The Ravalli County Poetry Contest is organized by local poet Dominic “Flominic” Farrenkopf and open to all poets in three age categories — grades K-6, grades 7-12, and 18 years and older.

“Ten years ago Deborah Rogala, the RC fair manager at the time, and I sat down and brainstormed some ideas to encourage more participation in the RC Fair,” Farrenkopf said. “I had been writing an official poem for the fair book each year and Deborah thought a poetry contest would be a good idea.”

It proved to be a popular part of the fair.

“Each year we have new participants as well as poets who return,” Farrenkopf said. “Our biggest challenge is to find entrants in the 7-12 grade category. I teach poetry workshops in the schools and public libraries and that helps generate entries, but we always need more entries from junior high and high school.”

The entries are collected, compiled and presented to five anonymous community judges. The judges rate each poem on its own merit and do not compare it to other poems.

The top eight finalists present their poems during the fair on the KLYQ Entertainment Corral Stage.

Steve Fullerton, of the KLYQ Stage, has been involved with the contest throughout the years.

“When we presented the first poetry contest a decade ago, I thought that most of the poets would be too shy to read their creations on the stage,” Fullerton said. “But I was wrong. They seemed to enjoy sharing their words and the audience response has always been a great boost to each author. The variety of styles is amazing. We have a lot of talent out there.”

The top three finalists in each age category win a prize. The K-6 grades and 7-12 grades win all-day carnival ride passes, and the 18-plus category winners receive gift certificates to Chapter One Book Store.

"A new and exciting feature is that this year the poetry contest has become an open class department,” said Farrenkopf. “That means that first, second and third place will now also receive a ribbon and a premium prize. We are also going to find a way to display some of the poetry this year, which is something we have not been able to do in the past.”

Douglas Taylor has participated in the poetry contest in the 18-plus category.

“I felt the poetry contest at the fair was a good opportunity for me and others in the community to share what we might do in the solitude of the writing process,” Taylor said. “My poetry is done for myself first, then secondly to share. When others find value and resonance with the writing that is what art is about; something personal becomes universal.”

Corvallis Fourth-Grade Educator Liz Jameson has made student involvement in the Poetry Contest a priority over the years.

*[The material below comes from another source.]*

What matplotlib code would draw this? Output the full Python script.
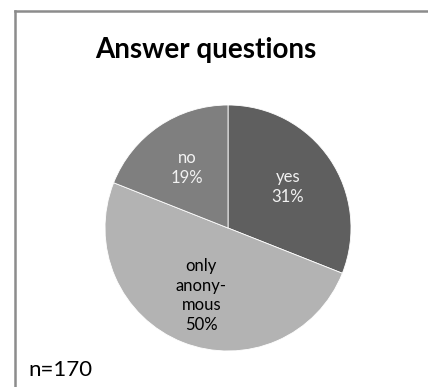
import numpy as np
import matplotlib
matplotlib.use("Agg")
import matplotlib.pyplot as plt
from matplotlib.lines import Line2D

plt.rcParams['font.family'] = ['Lato', 'DejaVu Sans']

labels = ["yes", "only\nanony-\nmous", "no"]
shares = [31, 50, 19]
colors = ["#5f5f5f", "#b3b3b3", "#7f7f7f"]
text_colors = ["#f2f2f2", "black", "#f2f2f2"]
title = "Answer questions"
note = "n=170"

W, H = 428, 387
fig = plt.figure(figsize=(W / 100, H / 100), dpi=100)

# frame lines (top and left only, the rest is cropped)
fig.add_artist(Line2D([15 / W, 1], [1 - 11 / H, 1 - 11 / H], color="#8c8c8c", lw=1.8))
fig.add_artist(Line2D([15 / W, 15 / W], [0, 1 - 11 / H], color="#8c8c8c", lw=1.8))

# pie centered at (228, 228) px from top, radius 123 px
r = 123
cx, cy = 228, H - 228
ax = fig.add_axes([(cx - r) / W, (cy - r) / H, 2 * r / W, 2 * r / H])
wedges, _ = ax.pie(shares, colors=colors, startangle=90, counterclock=False,
                   wedgeprops=dict(edgecolor="white", linewidth=0.6))
ax.set_xlim(-1, 1)
ax.set_ylim(-1, 1)
ax.set_aspect("equal")

for w, lab, s, tc in zip(wedges, labels, shares, text_colors):
    ang = np.deg2rad((w.theta1 + w.theta2) / 2)
    d = 0.59
    ax.text(d * np.cos(ang), d * np.sin(ang), f"{lab}\n{s}%", ha="center", va="center",
            fontsize=12, color=tc, linespacing=1.3)

fig.text(206 / W, 1 - 50 / H, title, ha="center", va="center", fontsize=20, fontweight="bold")
fig.text(28 / W, 1 - 370 / H, note, ha="left", va="center", fontsize=16)

fig.savefig("out.png", dpi=100)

“You might not believe it, but writing poetry is one of my fourth-grade students’ favorite projects,” Jameson said. “Using poems from many authors, including Flominic, and the book 'Love That Dog' by Sharon Creech, to inspire our students, the fourth graders in Corvallis always amaze us with their creativity.”

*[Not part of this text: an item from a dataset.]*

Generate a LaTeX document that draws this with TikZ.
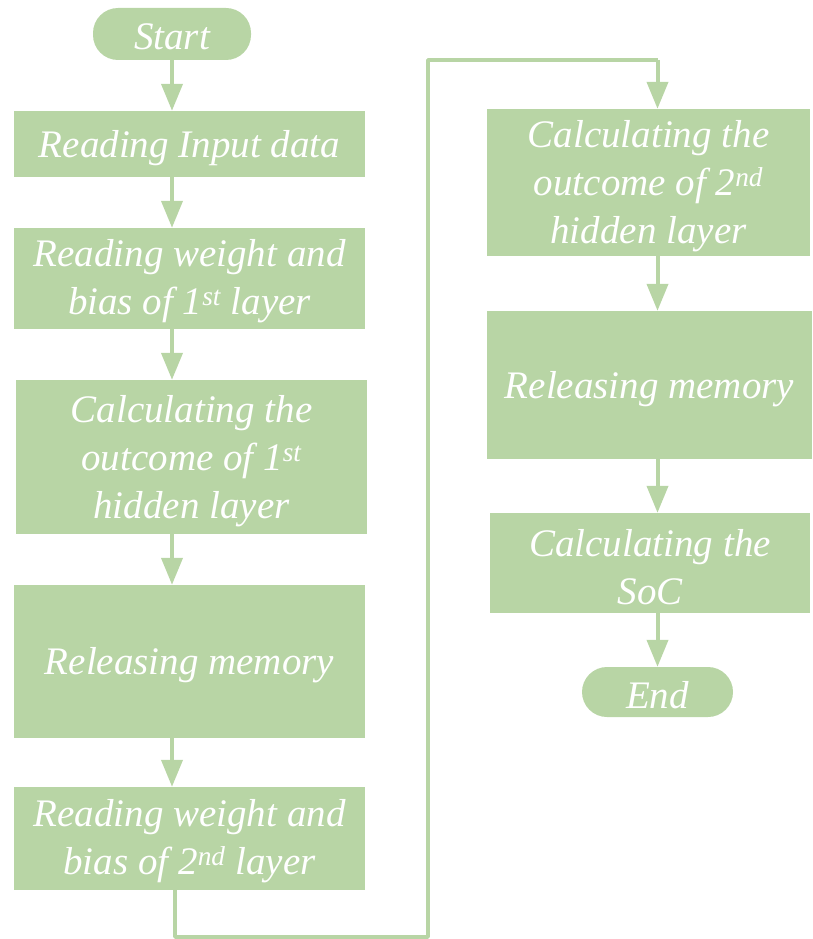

Jameson said the poetry contest motivates her students to write poetry.

“Every year my students choose their favorite poem that they created that year and enter it into the contest,” she said. “Many of their poems have been chosen as winners in their age category. Having the chance to win prizes is fun, but I think the recognition and getting to share their work on stage is the biggest prize.”

Farrenkopf said all poets and aspiring poets are invited to submit original poems in any style and on any topic including haiku.

Poems must be submitted by the fair entry deadline of Aug. 14 to or by direct mail to: RC Fairgrounds 100 Old Corvallis Road, Hamilton, MT 59840 or delivered in person to the Fairgrounds Office.

The eight finalists will be invited to read their poems on the KLYQ Entertainment Corral Stage at 3 p.m. on Wednesday, Sept. 2.

Farrenkopf encourages participation.

“If you are a poet, give the contest a try,” he said. “If you know a poet, please encourage them to enter. Poetry can be a very personal thing and this is a great way to test the waters of presenting your poetry in public.”

He said the friendly competition is enjoyable.

“The atmosphere on the KLYQ Entertainment Corral Stage is a very supportive environment where everyone listens and applauds,” Farrenkopf said. “I look forward to reading all of the entries each year and this year I hope we have more entries than ever.”